Cheaper Chinese DRAM and NAND challenge established players
Chinese CXMT memory and YMTC NAND are now credible competitors rather than fringe options. CXMT is estimated to hold nearly 8% of the global DRAM market, while YMTC’s share of the NAND market is reported around 11%–13%. Their influence is felt most in pricing. Market reports suggest some CXMT DDR5 modules are being sold near the USD 150 (approx. RM690) range, while comparable modules from larger global suppliers can land between USD 300 and USD 400 (approx. RM1,380–RM1,840). That gap gives PC brands a powerful bargaining chip, even if they do not fully switch suppliers. As more lower-cost chips flow into desktops, laptops, and SSDs, pressure increases on established manufacturers to moderate prices or offer more competitive performance tiers. Still, cheaper parts must prove their reliability, consistency, and firmware stability before OEMs entrust them with flagship products and long-term warranties.

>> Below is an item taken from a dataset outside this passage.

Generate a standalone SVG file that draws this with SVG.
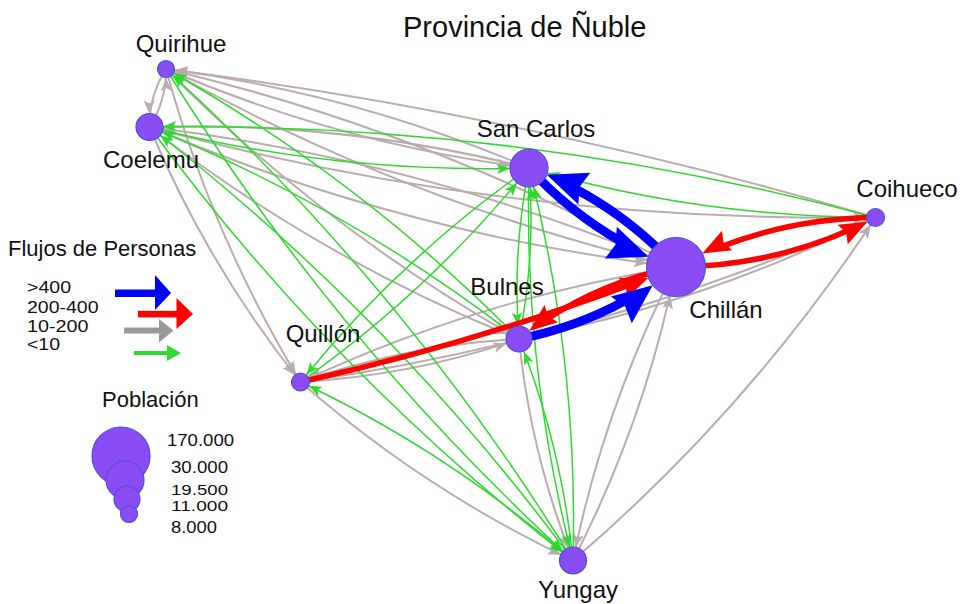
<svg xmlns="http://www.w3.org/2000/svg" width="962" height="604" viewBox="0 0 962 604">
<style>
.g{fill:none;stroke:#B8ACAC;stroke-width:2}
.n{fill:none;stroke:#2ED82E;stroke-width:1.5}
.b{fill:none;stroke:#0000FF;stroke-width:9}
.r{fill:none;stroke:#FF0000;stroke-width:5.5}
.node{fill:#8A4CF5;stroke:#5050D0;stroke-width:1.2}
.lbl{font-family:"Liberation Sans",Arial,sans-serif;font-size:24px;fill:#111;text-anchor:middle}
.leg{font-family:"Liberation Sans",Arial,sans-serif;font-size:16px;fill:#111}
.leg2{font-family:"Liberation Sans",Arial,sans-serif;font-size:14px;fill:#111}
</style>
<defs>
<marker id="gs" markerUnits="userSpaceOnUse" orient="auto" overflow="visible" markerWidth="10" markerHeight="10" refX="22" refY="0"><polygon points="0,-5.5 13,0 0,5.5 3,0" fill="#B8ACAC"/></marker>
<marker id="gm" markerUnits="userSpaceOnUse" orient="auto" overflow="visible" markerWidth="10" markerHeight="10" refX="26.5" refY="0"><polygon points="0,-5.5 13,0 0,5.5 3,0" fill="#B8ACAC"/></marker>
<marker id="gl" markerUnits="userSpaceOnUse" orient="auto" overflow="visible" markerWidth="10" markerHeight="10" refX="32" refY="0"><polygon points="0,-5.5 13,0 0,5.5 3,0" fill="#B8ACAC"/></marker>
<marker id="gx" markerUnits="userSpaceOnUse" orient="auto" overflow="visible" markerWidth="10" markerHeight="10" refX="42.5" refY="0"><polygon points="0,-5.5 13,0 0,5.5 3,0" fill="#B8ACAC"/></marker>
<marker id="ns" markerUnits="userSpaceOnUse" orient="auto" overflow="visible" markerWidth="10" markerHeight="10" refX="22" refY="0"><polygon points="0,-5 13,0 0,5 3,0" fill="#2ED82E"/></marker>
<marker id="nm" markerUnits="userSpaceOnUse" orient="auto" overflow="visible" markerWidth="10" markerHeight="10" refX="26.5" refY="0"><polygon points="0,-5 13,0 0,5 3,0" fill="#2ED82E"/></marker>
<marker id="nl" markerUnits="userSpaceOnUse" orient="auto" overflow="visible" markerWidth="10" markerHeight="10" refX="32" refY="0"><polygon points="0,-5 13,0 0,5 3,0" fill="#2ED82E"/></marker>
<marker id="bx" markerUnits="userSpaceOnUse" orient="auto" overflow="visible" markerWidth="10" markerHeight="10" refX="69.5" refY="0"><polygon points="0,-17 40,0 0,17 5,0" fill="#0000FF"/></marker>
<marker id="bl" markerUnits="userSpaceOnUse" orient="auto" overflow="visible" markerWidth="10" markerHeight="10" refX="59" refY="0"><polygon points="0,-17 40,0 0,17 5,0" fill="#0000FF"/></marker>
<marker id="rx" markerUnits="userSpaceOnUse" orient="auto" overflow="visible" markerWidth="10" markerHeight="10" refX="57.5" refY="0"><polygon points="0,-11 28,0 0,11 4,0" fill="#FF0000"/></marker>
<marker id="rm" markerUnits="userSpaceOnUse" orient="auto" overflow="visible" markerWidth="10" markerHeight="10" refX="41" refY="0"><polygon points="0,-11 28,0 0,11 4,0" fill="#FF0000"/></marker>
<marker id="rs" markerUnits="userSpaceOnUse" orient="auto" overflow="visible" markerWidth="10" markerHeight="10" refX="37" refY="0"><polygon points="0,-11 28,0 0,11 4,0" fill="#FF0000"/></marker>
</defs>
<rect width="962" height="604" fill="#fff"/>
<text x="403" y="37" style="font-family:'Liberation Sans',Arial,sans-serif;font-size:29px;fill:#111">Provincia de Ñuble</text>

<g id="connectors">
<path class="g" d="M166,69 Q149.05,95.5 149.5,127" marker-end="url(#gm)"/>
<path class="g" d="M149.5,127 Q166.45,100.5 166,69" marker-end="url(#gs)"/>
<path class="g" d="M166,69 Q340.6,143.9 529,168" marker-end="url(#gl)"/>
<path class="g" d="M529,168 Q354.4,93.1 166,69" marker-end="url(#gs)"/>
<path class="g" d="M166,69 Q407.1,203.7 676,267" marker-end="url(#gx)"/>
<path class="g" d="M676,267 Q434.9,132.3 166,69" marker-end="url(#gs)"/>
<path class="g" d="M875.5,217.5 Q526.7,114.8 166,69" marker-end="url(#gs)"/>
<path class="g" d="M166,69 Q323.6,228.7 519,339" marker-end="url(#gm)"/>
<path class="g" d="M166,69 Q211.3,234.9 300.5,382" marker-end="url(#gs)"/>
<path class="g" d="M529,168 Q342.1,120.9 149.5,127" marker-end="url(#gm)"/>
<path class="g" d="M149.5,127 Q403,233.9 676,267" marker-end="url(#gx)"/>
<path class="g" d="M676,267 Q422.6,160.1 149.5,127" marker-end="url(#gm)"/>
<path class="g" d="M149.5,127 Q506.2,223.1 875.5,217.5" marker-end="url(#gs)"/>
<path class="g" d="M149.5,127 Q319.4,258.9 519,339" marker-end="url(#gm)"/>
<path class="g" d="M149.5,127 Q207.1,265.1 300.5,382" marker-end="url(#gs)"/>
<path class="g" d="M676,267 Q480.2,298.2 300.5,382" marker-end="url(#gs)"/>
<path class="g" d="M676,267 Q604,406.5 573,560.5" marker-end="url(#gm)"/>
<path class="g" d="M573,560.5 Q645,421 676,267" marker-end="url(#gx)"/>
<path class="g" d="M519,339 Q705.8,303.2 875.5,217.5" marker-end="url(#gs)"/>
<path class="g" d="M300.5,382 Q599.5,340 875.5,217.5" marker-end="url(#gs)"/>
<path class="g" d="M573,560.5 Q748.3,410.2 875.5,217.5" marker-end="url(#gs)"/>
<path class="g" d="M519,339 Q406.7,345.2 300.5,382" marker-end="url(#gs)"/>
<path class="g" d="M300.5,382 Q412.8,375.8 519,339" marker-end="url(#gm)"/>
<path class="g" d="M519,339 Q530.5,453.5 573,560.5" marker-end="url(#gm)"/>
<path class="g" d="M300.5,382 Q424.3,490.3 573,560.5" marker-end="url(#gm)"/>

<path class="n" d="M519,339 Q361.4,179.3 166,69" marker-end="url(#ns)"/>
<path class="n" d="M166,69 Q335.1,343.2 573,560.5" marker-end="url(#nm)"/>
<path class="n" d="M573,560.5 Q403.9,286.3 166,69" marker-end="url(#ns)"/>
<path class="n" d="M149.5,127 Q336.4,174.1 529,168" marker-end="url(#nl)"/>
<path class="n" d="M875.5,217.5 Q518.8,121.4 149.5,127" marker-end="url(#nm)"/>
<path class="n" d="M519,339 Q349.1,207.1 149.5,127" marker-end="url(#nm)"/>
<path class="n" d="M149.5,127 Q330.9,373.4 573,560.5" marker-end="url(#nm)"/>
<path class="n" d="M573,560.5 Q391.6,314.1 149.5,127" marker-end="url(#nm)"/>
<path class="n" d="M875.5,217.5 Q698.8,217 529,168" marker-end="url(#nl)"/>
<path class="n" d="M529,168 Q512,252.8 519,339" marker-end="url(#nm)"/>
<path class="n" d="M519,339 Q536,254.2 529,168" marker-end="url(#nl)"/>
<path class="n" d="M529,168 Q399.8,259 300.5,382" marker-end="url(#ns)"/>
<path class="n" d="M300.5,382 Q429.7,291 529,168" marker-end="url(#nl)"/>
<path class="n" d="M529,168 Q523.5,367.3 573,560.5" marker-end="url(#nm)"/>
<path class="n" d="M573,560.5 Q578.5,361.2 529,168" marker-end="url(#nl)"/>
<path class="n" d="M573,560.5 Q561.5,446 519,339" marker-end="url(#nm)"/>
<path class="n" d="M573,560.5 Q449.2,452.2 300.5,382" marker-end="url(#ns)"/>

<path class="r" d="M300.5,382 Q492.9,339.5 676,267" stroke-dasharray="345.6 2000" marker-end="url(#rx)"/>
<path class="r" d="M875.5,217.5 Q769.8,218.3 676,267" stroke-dasharray="160 2000" marker-end="url(#rx)"/>
<path class="r" d="M676,267 Q781.7,266.2 875.5,217.5" stroke-dasharray="180.5 2000" marker-end="url(#rs)"/>
<path class="r" d="M676,267 Q588.9,284.2 519,339" stroke-dasharray="143.4 2000" marker-end="url(#rm)"/>
<path class="b" d="M529,168 Q590.6,235.1 676,267" stroke-dasharray="119.4 2000" marker-end="url(#bx)"/>
<path class="b" d="M676,267 Q614.4,199.9 529,168" stroke-dasharray="129.9 2000" marker-end="url(#bl)"/>
<path class="b" d="M519,339 Q606.1,321.8 676,267" stroke-dasharray="114.9 2000" marker-end="url(#bx)"/>
</g>

<g id="quirihue"><circle class="node" cx="166" cy="69" r="8.5"/><text class="lbl" x="181" y="52">Quirihue</text></g>
<g id="coelemu"><circle class="node" cx="149.5" cy="127" r="13.5"/><text class="lbl" x="151" y="168">Coelemu</text></g>
<g id="san-carlos"><circle class="node" cx="529" cy="168" r="19"/><text class="lbl" x="536" y="137">San Carlos</text></g>
<g id="chillan"><circle class="node" cx="676" cy="267" r="29.5"/><text class="lbl" x="726" y="318">Chillán</text></g>
<g id="coihueco"><circle class="node" cx="875.5" cy="217.5" r="9"/><text class="lbl" x="907" y="197">Coihueco</text></g>
<g id="bulnes"><circle class="node" cx="519" cy="339" r="13"/><text class="lbl" x="507" y="295">Bulnes</text></g>
<g id="quillon"><circle class="node" cx="300.5" cy="382" r="9"/><text class="lbl" x="323" y="342">Quillón</text></g>
<g id="yungay"><circle class="node" cx="573" cy="560.5" r="13.5"/><text class="lbl" x="578" y="598">Yungay</text></g>

<g id="legend-flujos">
<text x="8" y="256" style="font-family:'Liberation Sans',Arial,sans-serif;font-size:22px;fill:#111">Flujos de Personas</text>
<text class="leg" x="27" y="293" textLength="44" lengthAdjust="spacingAndGlyphs">&gt;400</text>
<text class="leg" x="27" y="312.5" textLength="71.5" lengthAdjust="spacingAndGlyphs">200-400</text>
<text class="leg" x="27" y="331.5" textLength="61.5" lengthAdjust="spacingAndGlyphs">10-200</text>
<text class="leg" x="27" y="350" textLength="33" lengthAdjust="spacingAndGlyphs">&lt;10</text>
<rect x="115" y="289.5" width="42" height="7.5" fill="#0000FF"/>
<polygon points="155,275 171,293 155,310" fill="#0000FF"/>
<rect x="138" y="310.8" width="42" height="6.6" fill="#FF0000"/>
<polygon points="176.5,298 193,314 176.5,329" fill="#FF0000"/>
<rect x="124" y="327.5" width="38" height="6" fill="#999999"/>
<polygon points="159,319 173.5,330.5 159,342.5" fill="#999999"/>
<rect x="134" y="351" width="36" height="4" fill="#2ED82E"/>
<polygon points="167,345 181,353 167,361" fill="#2ED82E"/>
</g>

<g id="legend-poblacion">
<text x="102" y="407" style="font-family:'Liberation Sans',Arial,sans-serif;font-size:22px;fill:#111">Población</text>
<circle class="node" cx="121" cy="456" r="29"/>
<circle class="node" cx="125" cy="480" r="19"/>
<circle class="node" cx="127" cy="499" r="13"/>
<circle class="node" cx="129" cy="514" r="8.5"/>
<text class="leg" x="167" y="446" textLength="67" lengthAdjust="spacingAndGlyphs">170.000</text>
<text class="leg" x="171" y="473" textLength="57" lengthAdjust="spacingAndGlyphs">30.000</text>
<text class="leg2" x="171" y="495" textLength="57" lengthAdjust="spacingAndGlyphs">19.500</text>
<text class="leg2" x="171" y="511" textLength="57" lengthAdjust="spacingAndGlyphs">11.000</text>
<text class="leg" x="171" y="533" textLength="46" lengthAdjust="spacingAndGlyphs">8.000</text>
</g>
</svg>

Ongoing shortages, chip wars, and the limits of a quick fix
Despite new suppliers entering the mix, analysts warn that tight memory conditions could persist for years, especially as servers and AI infrastructure absorb vast amounts of DRAM and NAND. Even with aggressive expansion at CXMT and YMTC, scaling to match the output, yields, and proven reliability of entrenched giants is a multi-year challenge. At the same time, export controls and the broader semiconductor dispute complicate the outlook. YMTC is already on the U.S. Entity List, and CXMT is entangled in the same policy headwinds, raising the risk that future restrictions could disrupt supply just as buyers lean into these alternatives. For PC makers and consumers, that means Chinese chips may relieve the DDR5 RAM shortage but are unlikely to end it. Instead, they become one more variable in a fragmented, politically sensitive supply chain where stability still comes at a premium.

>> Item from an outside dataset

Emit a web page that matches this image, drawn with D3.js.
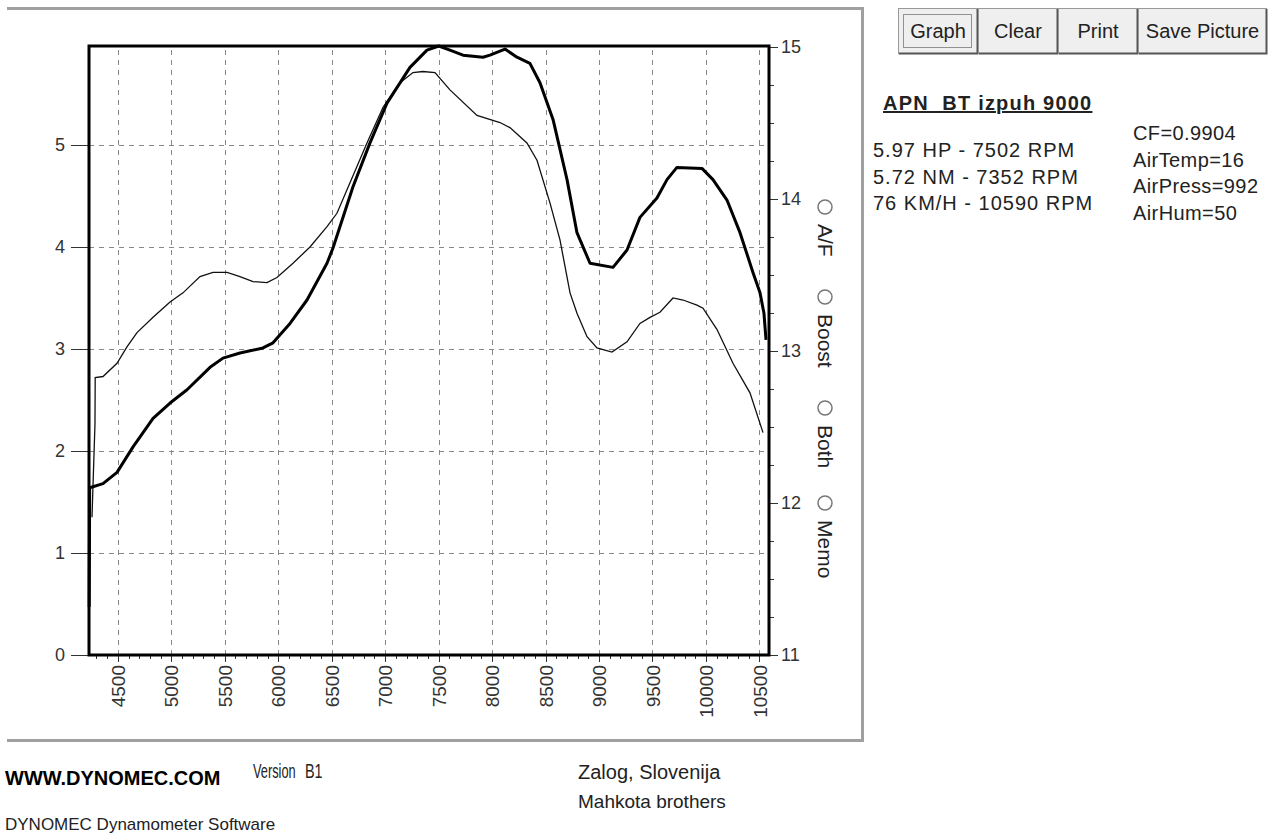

How shifting memory supply chains could reshape PC pricing
In the longer term, the arrival of CXMT and YMTC in mainstream products like Corsair memory chips could alter PC hardware economics. If Chinese CXMT memory continues to gain share and proves reliable, major brands will have sustained access to a second tier of competitive suppliers. That can soften future price spikes, since traditional vendors lose some ability to dictate terms during shortages. For consumers, this could eventually translate into more affordable DDR5 kits, SSDs, and prebuilt systems, as well as a clearer distinction between premium, high-binned memory and value-oriented alternatives. However, price relief will likely be gradual rather than dramatic. Performance validation cycles, platform certifications, and long-term supply agreements move slowly. The most realistic outcome is a step-by-step normalization of PC memory pricing as diversified supply chains mature, rather than a sudden collapse in costs or an overnight end to scarcity.